#### Exercise aim:
Return the material word for word. Do not include the pictures.

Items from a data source
■ ■ ■ ■
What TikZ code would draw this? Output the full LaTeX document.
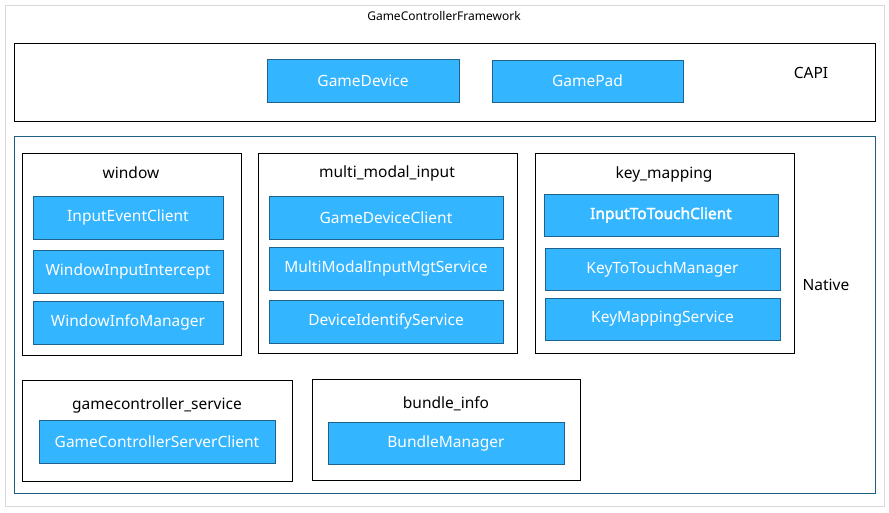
\documentclass[tikz,border=0pt]{standalone}
\usepackage{fontspec}
\setmainfont{Noto Sans}
\newfontfamily\heavylabel{Noto Sans}[FakeBold=2.5]
\usetikzlibrary{positioning}
\definecolor{boxblue}{RGB}{51,181,255}
\definecolor{boxline}{RGB}{31,99,140}
\definecolor{nativeline}{RGB}{31,95,130}
\definecolor{framegray}{RGB}{217,217,217}

\begin{document}
\begin{tikzpicture}[x=1pt,y=-1pt]
	\tikzstyle{every node}=[align=center, inner sep=0pt, font=\fontsize{15.5}{18}\selectfont]
	\tikzstyle{layer}=[draw, rectangle, thick]
	\tikzstyle{group}=[draw, rectangle, thick]
	\tikzstyle{module}=[draw=boxline, fill=boxblue, rectangle, thick, text=white]
	\useasboundingbox (0,0) rectangle (889,512);
  % outer frame and layers
  \node [draw=framegray, thick, minimum width=879pt, minimum height=501pt] (frame) at (444.5,255.5) {};
  \node [font=\fontsize{12}{14}\selectfont] (title) at (444,16) {GameControllerFramework};
  \node [layer, minimum width=861pt, minimum height=78pt] (capi) at (444.5,82) {};
  \node [layer, draw=nativeline, minimum width=861pt, minimum height=357pt] (native) at (444.5,314.5) {};
  \node [] (capilabel) at (811,73) {CAPI};
  \node [] (nativelabel) at (826,285) {Native};

  % CAPI
  \node [module, minimum width=192pt, minimum height=43pt] (gamedevice) at (363,80.5) {GameDevice};
  \node [module, minimum width=191pt, minimum height=42pt] (gamepad) at (587.5,81) {GamePad};

  % window
  \node [group, minimum width=219pt, minimum height=202pt] (window) at (131.5,254) {};
  \node [] (windowtitle) at (131,173) {window};
  \node [module, minimum width=190pt, minimum height=43pt] (w1) at (128,217.5) {InputEventClient};
  \node [module, minimum width=190pt, minimum height=43pt] (w2) at (128,271.5) {WindowInputIntercept};
  \node [module, minimum width=190pt, minimum height=43pt] (w3) at (128,322.5) {WindowInfoManager};

  % multi_modal_input
  \node [group, minimum width=259pt, minimum height=200pt] (mmi) at (387.5,253) {};
  \node [] (mmititle) at (387,173) {multi\_modal\_input};
  \node [module, minimum width=234pt, minimum height=43pt] (m1) at (386,217.5) {GameDeviceClient};
  \node [module, minimum width=234pt, minimum height=43pt] (m2) at (386,268.5) {MultiModalInputMgtService};
  \node [module, minimum width=234pt, minimum height=43pt] (m3) at (386,321.5) {DeviceIdentifyService};

  % key_mapping
  \node [group, minimum width=259pt, minimum height=200pt] (keymap) at (664.5,253) {};
  \node [] (keymaptitle) at (664,174) {key\_mapping};
  \node [module, minimum width=234pt, minimum height=42pt, font=\fontsize{15.5}{18}\heavylabel] (k1) at (661,215) {InputToTouchClient};
  \node [module, minimum width=235pt, minimum height=42pt] (k2) at (662.5,269) {KeyToTouchManager};
  \node [module, minimum width=235pt, minimum height=42pt] (k3) at (662.5,319) {KeyMappingService};

  % gamecontroller_service
  \node [group, minimum width=270pt, minimum height=101pt] (gcs) at (157,430.5) {};
  \node [] (gcstitle) at (157,405) {gamecontroller\_service};
  \node [module, minimum width=236pt, minimum height=43pt] (g1) at (157,441.5) {GameControllerServerClient};

  % bundle_info
  \node [group, minimum width=268pt, minimum height=101pt] (bundle) at (446,429.5) {};
  \node [] (bundletitle) at (446,404) {bundle\_info};
  \node [module, minimum width=236pt, minimum height=42pt] (b1) at (446,443) {BundleManager};
	\end{tikzpicture}
\end{document}
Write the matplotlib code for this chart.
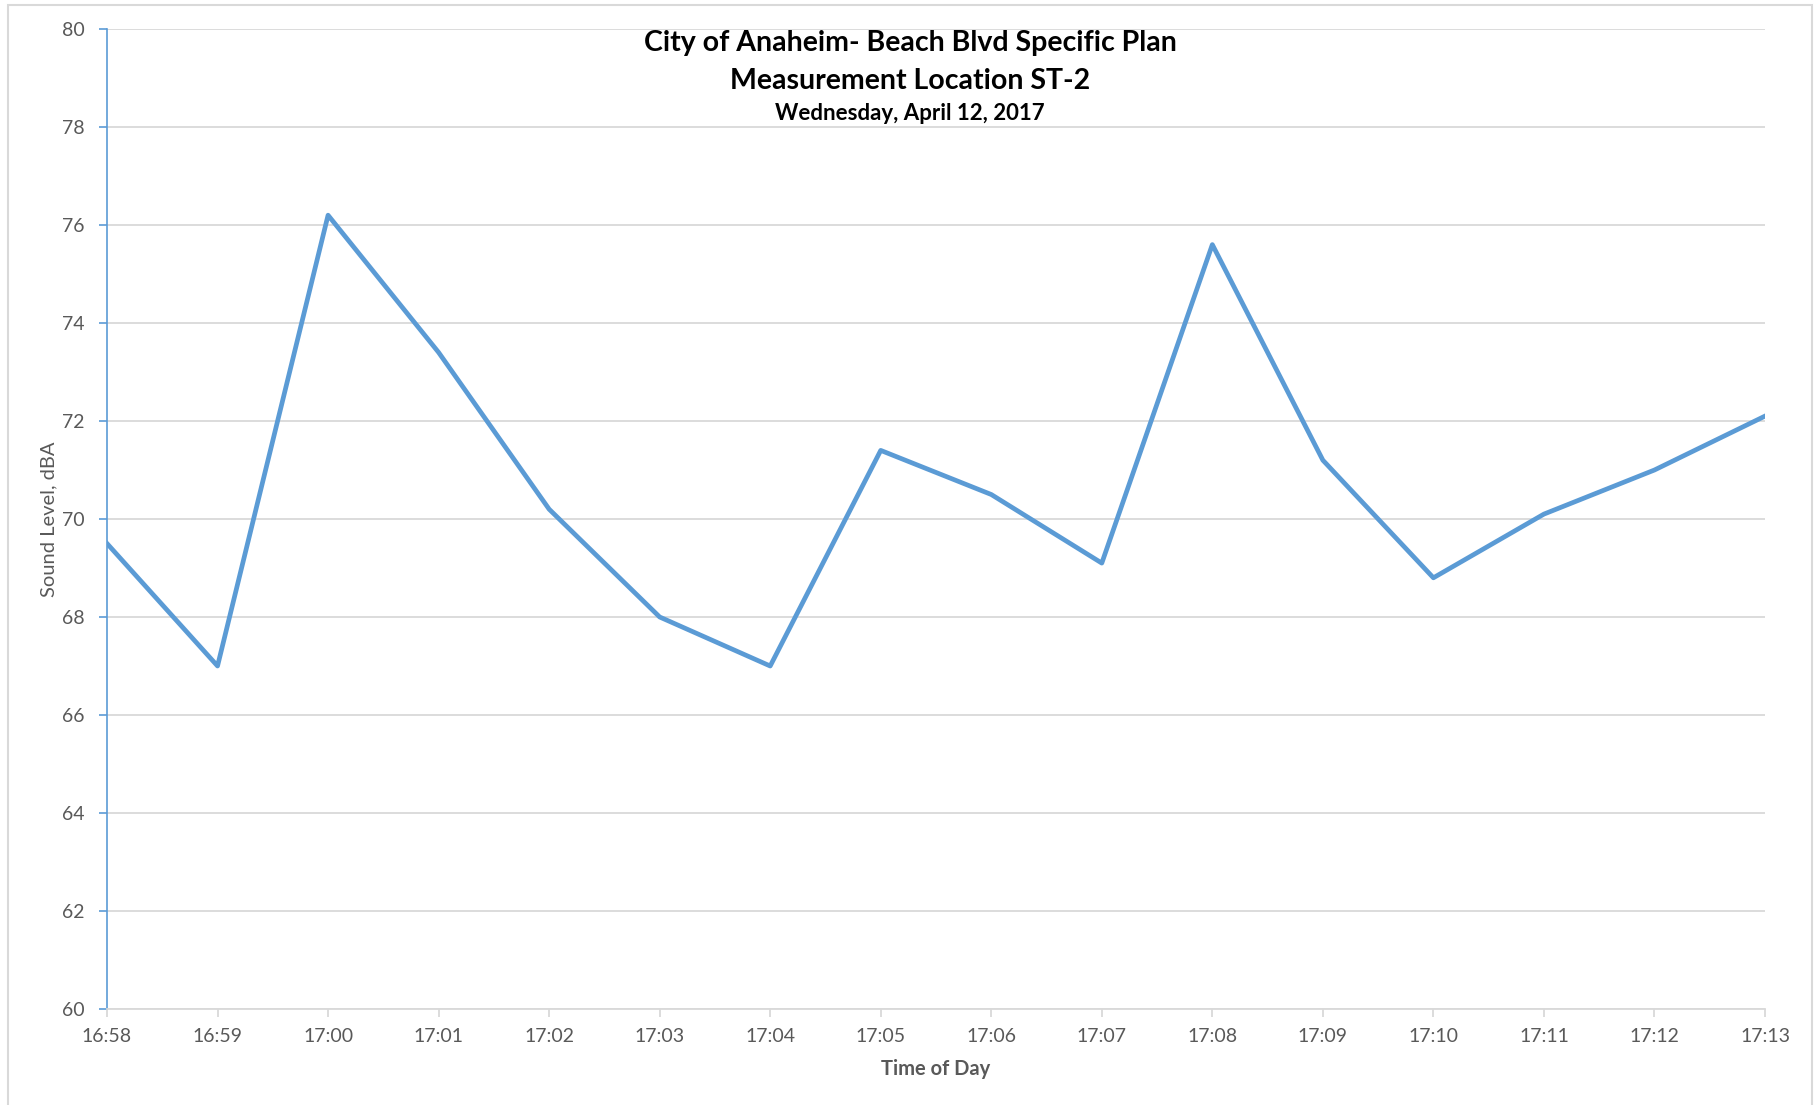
import matplotlib
matplotlib.use("Agg")
import matplotlib.pyplot as plt
from matplotlib.patches import Rectangle

plt.rcParams.update({
    "font.family": ["Lato", "DejaVu Sans"],
    "font.size": 14,
})

times = ["16:58", "16:59", "17:00", "17:01", "17:02", "17:03", "17:04", "17:05",
         "17:06", "17:07", "17:08", "17:09", "17:10", "17:11", "17:12", "17:13"]
levels = [69.5, 67.0, 76.2, 73.4, 70.2, 68.0, 67.0, 71.4,
          70.5, 69.1, 75.6, 71.2, 68.8, 70.1, 71.0, 72.1]
yticks = [60, 62, 64, 66, 68, 70, 72, 74, 76, 78, 80]

blue = "#5B9BD5"
grid_grey = "#D9D9D9"
text_grey = "#595959"

fig = plt.figure(figsize=(18.2, 11.05), dpi=100)
ax = fig.add_axes([107 / 1820, 1 - 1009 / 1105, (1765 - 107) / 1820, (1009 - 29) / 1105])

x = list(range(len(times)))
ax.plot(x, levels, color=blue, lw=3.4, solid_joinstyle="round", zorder=3)

ax.set_xlim(0, len(times) - 1)
ax.set_ylim(60, 80)
ax.set_xticks(x)
ax.set_xticklabels(times)
ax.set_yticks(yticks)

ax.grid(axis="y", color=grid_grey, lw=1.3)
ax.set_axisbelow(True)
for side in ("top", "right"):
    ax.spines[side].set_visible(False)
ax.spines["left"].set_color(blue)
ax.spines["left"].set_linewidth(1.2)
ax.spines["bottom"].set_color(grid_grey)
ax.spines["bottom"].set_linewidth(1.3)

ax.tick_params(axis="y", colors=blue, length=6, width=1.2, pad=10,
               labelcolor=text_grey, labelsize=14)
ax.tick_params(axis="x", colors=grid_grey, length=6, width=1.3, pad=8,
               labelcolor=text_grey, labelsize=14)

ax.set_xlabel("Time of Day", fontsize=14.5, fontweight="bold", color=text_grey, labelpad=10)
ax.set_ylabel("Sound Level, dBA", fontsize=14.5, color=text_grey, labelpad=3)

fig.text(0.5, 1 - 43 / 1105, "City of Anaheim- Beach Blvd Specific Plan",
         ha="center", va="center", fontsize=20.5, fontweight="bold")
fig.text(0.5, 1 - 81 / 1105, "Measurement Location ST-2",
         ha="center", va="center", fontsize=20.5, fontweight="bold")
fig.text(0.5, 1 - 114 / 1105, "Wednesday, April 12, 2017",
         ha="center", va="center", fontsize=16, fontweight="bold")

# chart area border
fig.patches.append(Rectangle((8 / 1820, -0.05), (1812 - 8) / 1820, 1.05 - 5 / 1105,
                             transform=fig.transFigure, fill=False,
                             edgecolor=grid_grey, lw=1.5))

fig.savefig("out.png", dpi=100)
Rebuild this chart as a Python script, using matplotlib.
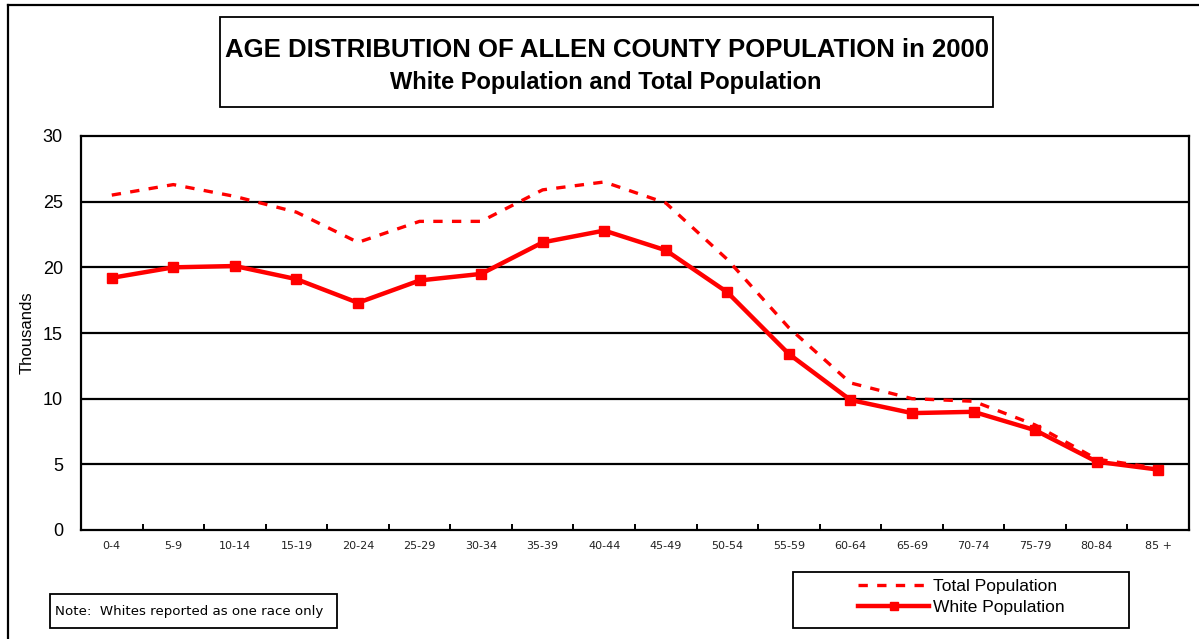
■ ■ ■ ■
#### Answer to the task:
What TikZ code would draw this? Output the full LaTeX document.
\documentclass[tikz,border=0pt]{standalone}
\usepackage{fontspec}
\setmainfont{Noto Sans}
\newfontfamily\heavylabel{Noto Sans}[FakeBold=2.5]
\usetikzlibrary{positioning}
\definecolor{boxblue}{RGB}{51,181,255}
\definecolor{boxline}{RGB}{31,99,140}
\definecolor{nativeline}{RGB}{31,95,130}
\definecolor{framegray}{RGB}{217,217,217}

\begin{document}
\begin{tikzpicture}[x=1pt,y=-1pt]
	\tikzstyle{every node}=[align=center, inner sep=0pt, font=\fontsize{15.5}{18}\selectfont]
	\tikzstyle{layer}=[draw, rectangle, thick]
	\tikzstyle{group}=[draw, rectangle, thick]
	\tikzstyle{module}=[draw=boxline, fill=boxblue, rectangle, thick, text=white]
	\useasboundingbox (0,0) rectangle (889,512);
  % outer frame and layers
  \node [draw=framegray, thick, minimum width=879pt, minimum height=501pt] (frame) at (444.5,255.5) {};
  \node [font=\fontsize{12}{14}\selectfont] (title) at (444,16) {GameControllerFramework};
  \node [layer, minimum width=861pt, minimum height=78pt] (capi) at (444.5,82) {};
  \node [layer, draw=nativeline, minimum width=861pt, minimum height=357pt] (native) at (444.5,314.5) {};
  \node [] (capilabel) at (811,73) {CAPI};
  \node [] (nativelabel) at (826,285) {Native};

  % CAPI
  \node [module, minimum width=192pt, minimum height=43pt] (gamedevice) at (363,80.5) {GameDevice};
  \node [module, minimum width=191pt, minimum height=42pt] (gamepad) at (587.5,81) {GamePad};

  % window
  \node [group, minimum width=219pt, minimum height=202pt] (window) at (131.5,254) {};
  \node [] (windowtitle) at (131,173) {window};
  \node [module, minimum width=190pt, minimum height=43pt] (w1) at (128,217.5) {InputEventClient};
  \node [module, minimum width=190pt, minimum height=43pt] (w2) at (128,271.5) {WindowInputIntercept};
  \node [module, minimum width=190pt, minimum height=43pt] (w3) at (128,322.5) {WindowInfoManager};

  % multi_modal_input
  \node [group, minimum width=259pt, minimum height=200pt] (mmi) at (387.5,253) {};
  \node [] (mmititle) at (387,173) {multi\_modal\_input};
  \node [module, minimum width=234pt, minimum height=43pt] (m1) at (386,217.5) {GameDeviceClient};
  \node [module, minimum width=234pt, minimum height=43pt] (m2) at (386,268.5) {MultiModalInputMgtService};
  \node [module, minimum width=234pt, minimum height=43pt] (m3) at (386,321.5) {DeviceIdentifyService};

  % key_mapping
  \node [group, minimum width=259pt, minimum height=200pt] (keymap) at (664.5,253) {};
  \node [] (keymaptitle) at (664,174) {key\_mapping};
  \node [module, minimum width=234pt, minimum height=42pt, font=\fontsize{15.5}{18}\heavylabel] (k1) at (661,215) {InputToTouchClient};
  \node [module, minimum width=235pt, minimum height=42pt] (k2) at (662.5,269) {KeyToTouchManager};
  \node [module, minimum width=235pt, minimum height=42pt] (k3) at (662.5,319) {KeyMappingService};

  % gamecontroller_service
  \node [group, minimum width=270pt, minimum height=101pt] (gcs) at (157,430.5) {};
  \node [] (gcstitle) at (157,405) {gamecontroller\_service};
  \node [module, minimum width=236pt, minimum height=43pt] (g1) at (157,441.5) {GameControllerServerClient};

  % bundle_info
  \node [group, minimum width=268pt, minimum height=101pt] (bundle) at (446,429.5) {};
  \node [] (bundletitle) at (446,404) {bundle\_info};
  \node [module, minimum width=236pt, minimum height=42pt] (b1) at (446,443) {BundleManager};
	\end{tikzpicture}
\end{document}
Write the matplotlib code for this chart.
import matplotlib
matplotlib.use("Agg")
import matplotlib.pyplot as plt
from matplotlib.patches import Rectangle

plt.rcParams.update({
    "font.family": ["Lato", "DejaVu Sans"],
    "font.size": 14,
})

times = ["16:58", "16:59", "17:00", "17:01", "17:02", "17:03", "17:04", "17:05",
         "17:06", "17:07", "17:08", "17:09", "17:10", "17:11", "17:12", "17:13"]
levels = [69.5, 67.0, 76.2, 73.4, 70.2, 68.0, 67.0, 71.4,
          70.5, 69.1, 75.6, 71.2, 68.8, 70.1, 71.0, 72.1]
yticks = [60, 62, 64, 66, 68, 70, 72, 74, 76, 78, 80]

blue = "#5B9BD5"
grid_grey = "#D9D9D9"
text_grey = "#595959"

fig = plt.figure(figsize=(18.2, 11.05), dpi=100)
ax = fig.add_axes([107 / 1820, 1 - 1009 / 1105, (1765 - 107) / 1820, (1009 - 29) / 1105])

x = list(range(len(times)))
ax.plot(x, levels, color=blue, lw=3.4, solid_joinstyle="round", zorder=3)

ax.set_xlim(0, len(times) - 1)
ax.set_ylim(60, 80)
ax.set_xticks(x)
ax.set_xticklabels(times)
ax.set_yticks(yticks)

ax.grid(axis="y", color=grid_grey, lw=1.3)
ax.set_axisbelow(True)
for side in ("top", "right"):
    ax.spines[side].set_visible(False)
ax.spines["left"].set_color(blue)
ax.spines["left"].set_linewidth(1.2)
ax.spines["bottom"].set_color(grid_grey)
ax.spines["bottom"].set_linewidth(1.3)

ax.tick_params(axis="y", colors=blue, length=6, width=1.2, pad=10,
               labelcolor=text_grey, labelsize=14)
ax.tick_params(axis="x", colors=grid_grey, length=6, width=1.3, pad=8,
               labelcolor=text_grey, labelsize=14)

ax.set_xlabel("Time of Day", fontsize=14.5, fontweight="bold", color=text_grey, labelpad=10)
ax.set_ylabel("Sound Level, dBA", fontsize=14.5, color=text_grey, labelpad=3)

fig.text(0.5, 1 - 43 / 1105, "City of Anaheim- Beach Blvd Specific Plan",
         ha="center", va="center", fontsize=20.5, fontweight="bold")
fig.text(0.5, 1 - 81 / 1105, "Measurement Location ST-2",
         ha="center", va="center", fontsize=20.5, fontweight="bold")
fig.text(0.5, 1 - 114 / 1105, "Wednesday, April 12, 2017",
         ha="center", va="center", fontsize=16, fontweight="bold")

# chart area border
fig.patches.append(Rectangle((8 / 1820, -0.05), (1812 - 8) / 1820, 1.05 - 5 / 1105,
                             transform=fig.transFigure, fill=False,
                             edgecolor=grid_grey, lw=1.5))

fig.savefig("out.png", dpi=100)
Rebuild this chart as a Python script, using matplotlib.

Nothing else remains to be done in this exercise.